DIRECTIONS -
Take the lines from the head of the listing through the one bearing "ReferenceLine, XAxis, YAxis" and copy them exactly, leaving every picture out.

—————

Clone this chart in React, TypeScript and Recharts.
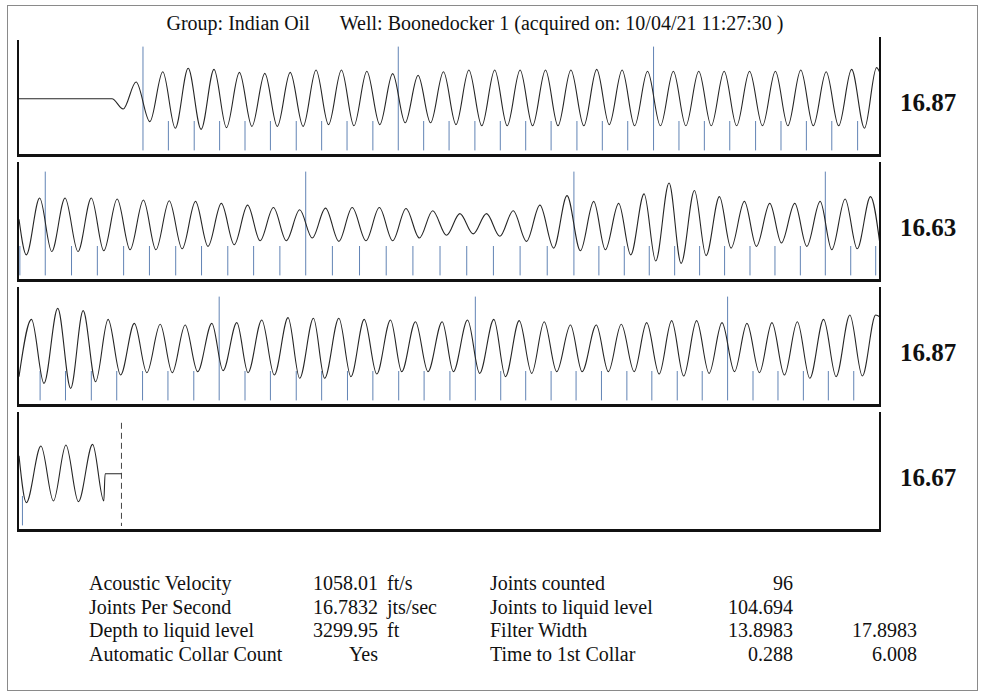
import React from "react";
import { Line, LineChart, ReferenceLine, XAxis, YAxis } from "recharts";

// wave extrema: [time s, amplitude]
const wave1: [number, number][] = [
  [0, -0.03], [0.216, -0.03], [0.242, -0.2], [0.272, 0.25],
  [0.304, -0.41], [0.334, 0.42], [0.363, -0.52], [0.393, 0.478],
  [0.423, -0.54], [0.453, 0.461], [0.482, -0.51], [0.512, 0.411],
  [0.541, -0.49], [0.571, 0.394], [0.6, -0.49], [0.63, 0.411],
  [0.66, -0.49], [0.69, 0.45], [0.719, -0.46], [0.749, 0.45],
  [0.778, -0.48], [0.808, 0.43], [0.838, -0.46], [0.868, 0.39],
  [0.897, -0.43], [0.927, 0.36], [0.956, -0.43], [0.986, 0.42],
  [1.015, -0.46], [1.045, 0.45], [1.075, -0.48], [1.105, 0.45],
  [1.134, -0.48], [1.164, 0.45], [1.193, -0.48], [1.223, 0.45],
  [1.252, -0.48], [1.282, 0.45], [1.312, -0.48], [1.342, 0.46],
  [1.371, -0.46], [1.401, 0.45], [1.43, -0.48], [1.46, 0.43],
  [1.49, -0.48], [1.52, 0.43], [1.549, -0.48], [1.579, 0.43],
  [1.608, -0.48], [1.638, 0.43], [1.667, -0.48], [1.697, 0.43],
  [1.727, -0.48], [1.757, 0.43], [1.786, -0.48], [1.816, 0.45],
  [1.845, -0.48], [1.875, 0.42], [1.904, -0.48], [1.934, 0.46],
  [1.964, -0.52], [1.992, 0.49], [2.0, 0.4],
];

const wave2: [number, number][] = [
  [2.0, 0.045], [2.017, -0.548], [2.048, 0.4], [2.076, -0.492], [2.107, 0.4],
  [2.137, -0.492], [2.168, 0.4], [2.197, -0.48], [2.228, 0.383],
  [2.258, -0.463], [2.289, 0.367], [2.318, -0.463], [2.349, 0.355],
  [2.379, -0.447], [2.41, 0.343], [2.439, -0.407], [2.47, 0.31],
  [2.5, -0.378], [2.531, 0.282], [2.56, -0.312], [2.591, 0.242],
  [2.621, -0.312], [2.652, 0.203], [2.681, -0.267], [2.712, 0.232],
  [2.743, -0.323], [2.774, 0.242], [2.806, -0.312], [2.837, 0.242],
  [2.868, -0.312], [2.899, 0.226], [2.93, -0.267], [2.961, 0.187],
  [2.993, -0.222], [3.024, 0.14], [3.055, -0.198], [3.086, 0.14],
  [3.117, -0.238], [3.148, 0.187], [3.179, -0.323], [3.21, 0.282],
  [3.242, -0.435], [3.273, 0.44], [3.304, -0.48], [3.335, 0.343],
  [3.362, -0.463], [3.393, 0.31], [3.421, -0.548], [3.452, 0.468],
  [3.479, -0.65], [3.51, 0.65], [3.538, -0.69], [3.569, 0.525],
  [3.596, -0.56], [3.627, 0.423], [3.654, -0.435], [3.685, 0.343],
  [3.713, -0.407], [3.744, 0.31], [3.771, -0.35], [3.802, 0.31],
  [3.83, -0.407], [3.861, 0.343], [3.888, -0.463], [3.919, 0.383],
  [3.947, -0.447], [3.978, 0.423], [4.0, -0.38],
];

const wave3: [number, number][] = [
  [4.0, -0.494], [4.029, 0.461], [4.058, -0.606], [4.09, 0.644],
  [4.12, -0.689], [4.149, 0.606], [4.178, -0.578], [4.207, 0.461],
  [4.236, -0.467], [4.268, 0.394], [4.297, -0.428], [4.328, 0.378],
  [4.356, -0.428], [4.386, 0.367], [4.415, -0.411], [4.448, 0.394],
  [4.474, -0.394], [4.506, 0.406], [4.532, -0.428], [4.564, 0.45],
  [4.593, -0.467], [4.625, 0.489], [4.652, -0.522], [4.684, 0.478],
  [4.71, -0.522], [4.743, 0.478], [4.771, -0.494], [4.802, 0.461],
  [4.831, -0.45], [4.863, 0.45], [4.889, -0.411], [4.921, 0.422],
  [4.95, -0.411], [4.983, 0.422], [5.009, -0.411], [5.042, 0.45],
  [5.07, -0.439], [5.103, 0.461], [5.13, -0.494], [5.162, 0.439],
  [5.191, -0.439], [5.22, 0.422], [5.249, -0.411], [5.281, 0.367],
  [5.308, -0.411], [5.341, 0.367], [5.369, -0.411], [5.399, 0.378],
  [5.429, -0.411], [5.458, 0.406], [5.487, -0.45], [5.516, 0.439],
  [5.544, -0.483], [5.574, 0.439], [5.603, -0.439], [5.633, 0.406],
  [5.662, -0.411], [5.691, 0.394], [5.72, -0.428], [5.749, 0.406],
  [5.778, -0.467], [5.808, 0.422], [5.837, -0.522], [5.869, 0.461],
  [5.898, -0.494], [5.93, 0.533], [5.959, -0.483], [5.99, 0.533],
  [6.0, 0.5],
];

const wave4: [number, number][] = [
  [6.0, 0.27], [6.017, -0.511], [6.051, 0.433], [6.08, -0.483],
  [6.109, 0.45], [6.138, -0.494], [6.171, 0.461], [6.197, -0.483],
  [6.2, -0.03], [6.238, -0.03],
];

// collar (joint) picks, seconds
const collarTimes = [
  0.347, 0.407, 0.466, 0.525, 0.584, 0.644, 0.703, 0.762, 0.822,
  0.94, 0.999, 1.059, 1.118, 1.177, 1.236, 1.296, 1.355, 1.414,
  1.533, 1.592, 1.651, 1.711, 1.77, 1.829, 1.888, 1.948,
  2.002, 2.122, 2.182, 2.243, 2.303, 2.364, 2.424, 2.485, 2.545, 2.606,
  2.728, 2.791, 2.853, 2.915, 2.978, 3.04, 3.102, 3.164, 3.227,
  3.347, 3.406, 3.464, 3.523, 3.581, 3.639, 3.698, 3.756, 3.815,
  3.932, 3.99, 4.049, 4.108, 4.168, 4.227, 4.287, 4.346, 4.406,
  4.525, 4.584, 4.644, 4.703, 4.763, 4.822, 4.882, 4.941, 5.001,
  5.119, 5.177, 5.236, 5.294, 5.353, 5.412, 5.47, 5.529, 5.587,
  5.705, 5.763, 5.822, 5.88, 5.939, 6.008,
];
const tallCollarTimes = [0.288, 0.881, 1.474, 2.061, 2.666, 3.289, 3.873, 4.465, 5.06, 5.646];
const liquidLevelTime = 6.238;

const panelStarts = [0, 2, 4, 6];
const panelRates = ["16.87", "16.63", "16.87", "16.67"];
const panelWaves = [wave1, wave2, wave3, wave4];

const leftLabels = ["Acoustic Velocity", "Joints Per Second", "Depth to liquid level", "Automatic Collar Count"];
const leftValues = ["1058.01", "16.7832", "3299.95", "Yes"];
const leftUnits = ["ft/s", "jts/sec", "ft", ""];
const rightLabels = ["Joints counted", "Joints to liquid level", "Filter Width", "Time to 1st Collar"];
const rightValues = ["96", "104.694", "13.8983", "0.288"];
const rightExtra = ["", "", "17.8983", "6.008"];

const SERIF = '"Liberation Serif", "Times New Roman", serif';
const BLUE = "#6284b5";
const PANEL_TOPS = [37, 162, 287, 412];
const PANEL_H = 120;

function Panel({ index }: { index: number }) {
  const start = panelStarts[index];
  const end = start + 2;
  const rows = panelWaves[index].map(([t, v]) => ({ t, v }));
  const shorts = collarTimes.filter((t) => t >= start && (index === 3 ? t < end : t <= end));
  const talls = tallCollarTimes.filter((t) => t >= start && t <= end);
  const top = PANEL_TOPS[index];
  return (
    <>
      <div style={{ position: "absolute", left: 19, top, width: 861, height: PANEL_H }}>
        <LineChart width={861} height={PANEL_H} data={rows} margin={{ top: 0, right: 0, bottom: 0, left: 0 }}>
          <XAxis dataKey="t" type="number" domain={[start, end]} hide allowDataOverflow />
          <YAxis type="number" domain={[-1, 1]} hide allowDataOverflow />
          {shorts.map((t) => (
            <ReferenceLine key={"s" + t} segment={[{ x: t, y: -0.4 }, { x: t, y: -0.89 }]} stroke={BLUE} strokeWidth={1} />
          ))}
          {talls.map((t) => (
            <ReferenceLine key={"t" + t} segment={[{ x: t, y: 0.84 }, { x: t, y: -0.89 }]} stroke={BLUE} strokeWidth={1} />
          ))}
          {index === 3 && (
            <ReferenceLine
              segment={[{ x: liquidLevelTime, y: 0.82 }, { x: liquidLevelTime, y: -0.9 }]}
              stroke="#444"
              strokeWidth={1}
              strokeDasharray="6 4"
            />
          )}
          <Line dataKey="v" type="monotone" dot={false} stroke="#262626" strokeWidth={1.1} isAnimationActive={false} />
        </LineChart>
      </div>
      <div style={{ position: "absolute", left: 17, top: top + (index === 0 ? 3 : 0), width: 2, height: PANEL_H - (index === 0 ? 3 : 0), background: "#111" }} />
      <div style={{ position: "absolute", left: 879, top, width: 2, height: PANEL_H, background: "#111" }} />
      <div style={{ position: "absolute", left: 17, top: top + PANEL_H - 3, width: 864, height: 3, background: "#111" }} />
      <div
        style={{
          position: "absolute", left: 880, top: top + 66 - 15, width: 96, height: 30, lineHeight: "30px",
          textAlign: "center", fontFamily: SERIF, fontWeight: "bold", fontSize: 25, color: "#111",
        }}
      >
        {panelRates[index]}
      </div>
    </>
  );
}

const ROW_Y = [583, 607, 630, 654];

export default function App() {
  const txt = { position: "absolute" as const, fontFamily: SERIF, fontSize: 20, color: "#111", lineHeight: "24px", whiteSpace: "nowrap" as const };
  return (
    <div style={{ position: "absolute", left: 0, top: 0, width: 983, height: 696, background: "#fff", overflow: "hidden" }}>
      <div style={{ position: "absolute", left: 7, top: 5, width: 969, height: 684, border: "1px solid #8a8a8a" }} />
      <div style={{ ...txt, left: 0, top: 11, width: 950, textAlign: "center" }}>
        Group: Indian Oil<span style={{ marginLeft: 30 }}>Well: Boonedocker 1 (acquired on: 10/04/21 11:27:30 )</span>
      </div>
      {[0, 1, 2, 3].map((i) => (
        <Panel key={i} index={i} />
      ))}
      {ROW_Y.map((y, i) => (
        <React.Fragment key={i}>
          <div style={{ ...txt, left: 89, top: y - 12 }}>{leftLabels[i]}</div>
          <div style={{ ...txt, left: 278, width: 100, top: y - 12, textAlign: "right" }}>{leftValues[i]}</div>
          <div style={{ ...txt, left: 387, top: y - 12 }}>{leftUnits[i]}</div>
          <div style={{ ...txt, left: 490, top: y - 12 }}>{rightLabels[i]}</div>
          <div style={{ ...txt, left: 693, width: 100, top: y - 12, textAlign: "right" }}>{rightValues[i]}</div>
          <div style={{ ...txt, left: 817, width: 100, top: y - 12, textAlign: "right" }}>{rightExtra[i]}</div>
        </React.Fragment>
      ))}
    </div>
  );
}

—————

ANSWER -
Clone this chart in React, TypeScript and Recharts.
import React from "react";
import { Line, LineChart, ReferenceLine, XAxis, YAxis } from "recharts";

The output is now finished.